We all need to unplug sometimes.
For me, that usually means five nights in a tent in Maine in August, with my family, way too many mosquitoes, and absolutely no moving pictures. Between the sixth and seventh episodes of “Game of Thrones” that bracketed our recent vacation, I watched not a single minute of TV, ignoring the shows I’d at some point downloaded to my iPad in favor of kayaking, hiking, biking and reading.
I told myself I was escaping the often intellectually challenging entertainment that also happens to be my work. But when I got back, my DVR told a different story: I’d been on the loose for weeks. How else to explain that, beyond “Game of Thrones” — recorded so I could double-check details for my weekly reviews — the shows I’d been recording and usually watching within a day or two were BET’s “Being Mary Jane,” Freeform’s “The Bold Type,” TV Land’s “Younger,” and Bravo’s “Girlfriend’s Guide to Divorce?”
It was as though the equivalent of a “Sex and the City” marathon had taken control of my brain, even as episodes of Showtime’s “Twin Peaks” piled up, unwatched and unanalyzed.
And I couldn’t have been happier.
Because if there’s one thing I’d thought I’d lost in the 500-show universe of year-round TV, it’s the sense of TV as something that’s sometimes just meant to be fun, and of summer TV, in particular, as programming not meant to overtax the brain.
But in a year when “Game of Thrones” didn’t show up until mid-July and Lifetime’s escapist “Project Runway” was nowhere to be found until mid-August, I wasn’t always sure what season it was. All I know is that when the temperature outside reaches a certain point, my handle on Targaryen genealogy grows fuzzier.
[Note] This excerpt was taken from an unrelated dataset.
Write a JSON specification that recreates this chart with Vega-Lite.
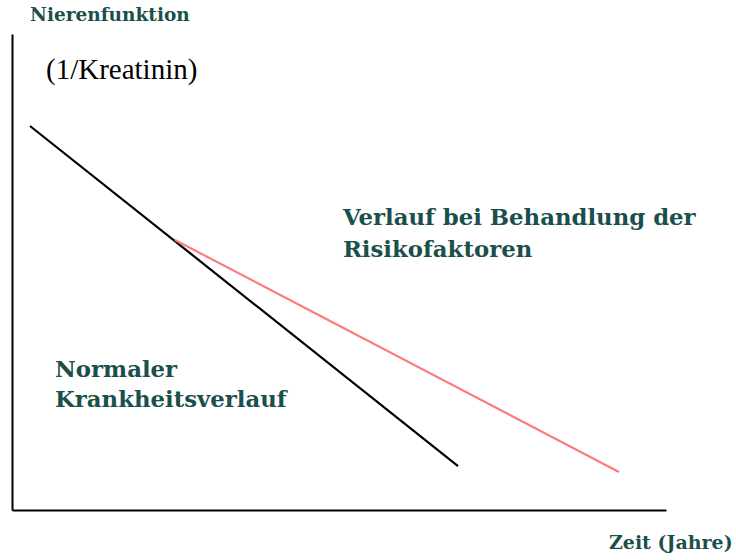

And that’s when paying attention instead to fictional TV newswoman Mary Jane Paul (Gabrielle Union) of “Being Mary Jane,” or Liza Miller (Sutton Foster), the fortysomething divorc?e masquerading as a millennial in “Younger,” seemed like a great idea. Their love lives may be absurdly complicated, but neither has yet come even close to sleeping with her brother (or her nephew).
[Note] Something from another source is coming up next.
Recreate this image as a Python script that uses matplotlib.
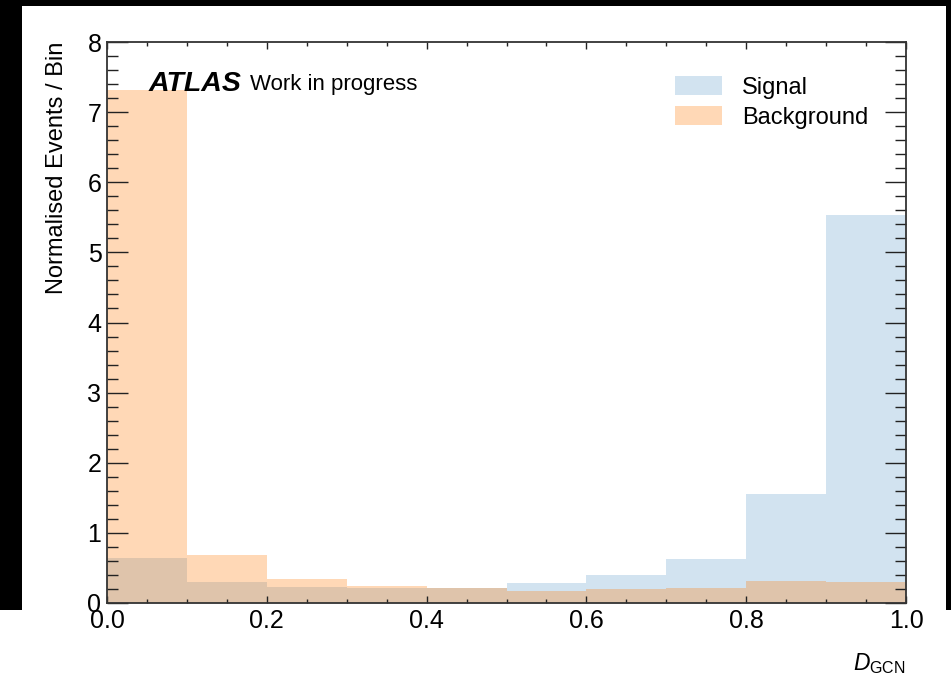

It’s not that I wasn’t interested in the doings in Westeros so much as that writing about them every Sunday night had been cutting into my time with Issa (Issa Rae) on HBO’s “Insecure.” And if “The Bold Type” has offered me a little less escapism than might be expected from its glitzy promos, it’s only because it’s set in a media world I recognize a little too well.
Labor Day weekend wasn’t the absolute last gasp of summer TV. If real-life disasters on cable news haven’t spoiled your appetite for the scripted ones, CBS’s “Salvation” and “Zoo” aren’t quite finished saving the world.
So let’s hear it for television no one has to watch. If you’ve ever tuned in to a show just to be part of the conversation, you deserve a break.